‘Resilience’ is open to interpretation, says Ofwat

Speaking at a Chartered Institution of Water and Environmental Management (CIWEM) event this morning, the regulator’s director of parliamentary and public affairs Nicci Russell said that by keeping the definition broad and open to interpretation it allows the water companies to meet their own relevant needs.

She said that resilience has a “broad scope” and covers a number of issues and that the is leaving it open to interpretation for each of the water companies so that they can meet their what their customers tell them they see as resilience.

Russell said that Ofwat has built this into the draft determinations – and final determinations when they are published on Friday – by linking rewards and penalties to outcomes.

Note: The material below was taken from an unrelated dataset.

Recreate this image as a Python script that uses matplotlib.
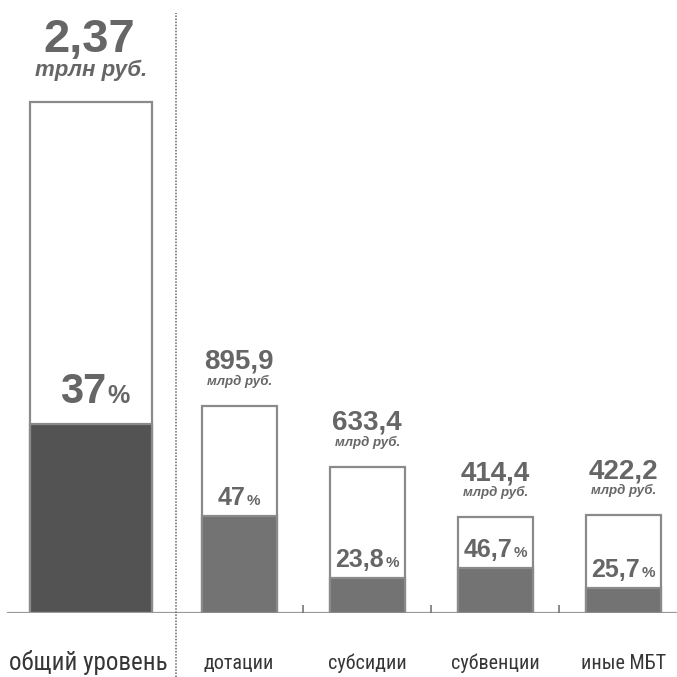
import matplotlib.pyplot as plt
from matplotlib.offsetbox import TextArea, HPacker, AnnotationBbox

# total volume of transfers and its share
total_label = 'общий уровень'
total_value = 2370.0   # млрд руб.
total_share = 37
total_text = '2,37'
total_unit = 'трлн руб.'

# components
categories = ['дотации', 'субсидии', 'субвенции', 'иные МБТ']
values = [895.9, 633.4, 414.4, 422.2]   # млрд руб.
shares = [47, 23.8, 46.7, 25.7]          # %
unit = 'млрд руб.'

GREY_TXT = '#666666'
EDGE = '#8a8a8a'
BOLD = ['Liberation Sans', 'DejaVu Sans']
NARROW = ['Roboto Condensed', 'DejaVu Sans']


def fmt(v):
    return '{:g}'.format(v).replace('.', ',')


def share_label(ax, x, y, share, size, psize, dy):
    num = TextArea(fmt(share), textprops=dict(size=size, weight='bold',
                                              color=GREY_TXT, family=BOLD))
    pct = TextArea('%', textprops=dict(size=psize, weight='bold',
                                       color=GREY_TXT, family=BOLD))
    box = HPacker(children=[num, pct], align='baseline', pad=0, sep=1)
    ab = AnnotationBbox(box, (x, y), xybox=(0, dy), boxcoords='offset pixels',
                        box_alignment=(0.5, 0), frameon=False)
    ax.add_artist(ab)


fig = plt.figure(figsize=(6.77, 6.77), dpi=100)
ax = fig.add_axes([0, 64 / 677, 1, 613 / 677])
ax.set_xlim(-0.867, 4.42)
ax.set_ylim(0, 2843)
ax.axis('off')

ax2 = ax.twinx()
ax2.set_ylim(0, 2653)
ax2.axis('off')

# total bar (own scale)
x0 = -0.156
ax.bar(x0, total_value, width=0.95, color='white', edgecolor=EDGE, linewidth=1.6)
ax.bar(x0, total_value * total_share / 100, width=0.95, color='#535353',
       edgecolor=EDGE, linewidth=1.6)
ax.annotate(total_text, (x0, total_value), xytext=(-2, 50), textcoords='offset pixels',
            ha='center', va='baseline', fontsize=34, fontweight='bold',
            color=GREY_TXT, family=BOLD)
ax.annotate(total_unit, (x0, total_value), xytext=(0, 26), textcoords='offset pixels',
            ha='center', va='baseline', fontsize=16, fontweight='bold',
            fontstyle='italic', color=GREY_TXT, family=BOLD)
share_label(ax, x0 + 0.03, total_value * total_share / 100, total_share, 30, 18, 12)

# component bars
xs = [1, 2, 3, 4]
ax2.bar(xs, values, width=0.586, color='white', edgecolor=EDGE, linewidth=1.6)
dark = [v * s / 100 for v, s in zip(values, shares)]
ax2.bar(xs, dark, width=0.586, color='#737373', edgecolor=EDGE, linewidth=1.6)
for x, v, s, d in zip(xs, values, shares, dark):
    ax2.annotate(fmt(v), (x, v), xytext=(0, 37), textcoords='offset pixels',
                 ha='center', va='baseline', fontsize=20, fontweight='bold',
                 color=GREY_TXT, family=BOLD)
    ax2.annotate(unit, (x, v), xytext=(0, 21), textcoords='offset pixels',
                 ha='center', va='baseline', fontsize=9.5, fontweight='bold',
                 fontstyle='italic', color=GREY_TXT, family=BOLD)
    share_label(ax2, x, d, s, 18, 11, 6)

# baseline, separators and category names
ax.axhline(0, xmin=8 / 677, xmax=1, color='#9a9a9a', lw=1.6)
ax.vlines([1.5, 2.5, 3.5], 0, 2843 * 8 / 613, color='#777777', lw=1.2)
ax.axvline(0.508, ymin=-64 / 613, ymax=600 / 613, color='#666666', lw=1.1,
           ls=(0, (1, 1)), clip_on=False)

ax.annotate(total_label, (x0, 0), xytext=(-3, -57), textcoords='offset pixels',
            ha='center', va='baseline', fontsize=18, color='#363636',
            family=NARROW, annotation_clip=False)
for x, c in zip(xs, categories):
    ax.annotate(c, (x, 0), xytext=(0, -56), textcoords='offset pixels',
                ha='center', va='baseline', fontsize=14.5, color='#363636',
                family=NARROW, annotation_clip=False)

fig.savefig('out.png', dpi=100)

This, she told delegates, allows the companies the ability to innovate and meet the criteria of resilience set out by each water company’s customer base.

Russell added that the shift to away from capital expenditure and operational expenditure to a total expenditure regime will help the companies to build up their network and environmental resilience, whilst avoiding a “capex bonanza”.

The Department for Environment, Food and Rural Affair’s water reform team’s Holly Yates added that resilience is “absolutely geographically specific and there are different challenges in different places and people will go about dealing with it in different ways”.

She added: “Resilience is not an answer, its not a tick in a box, its a spectrum.”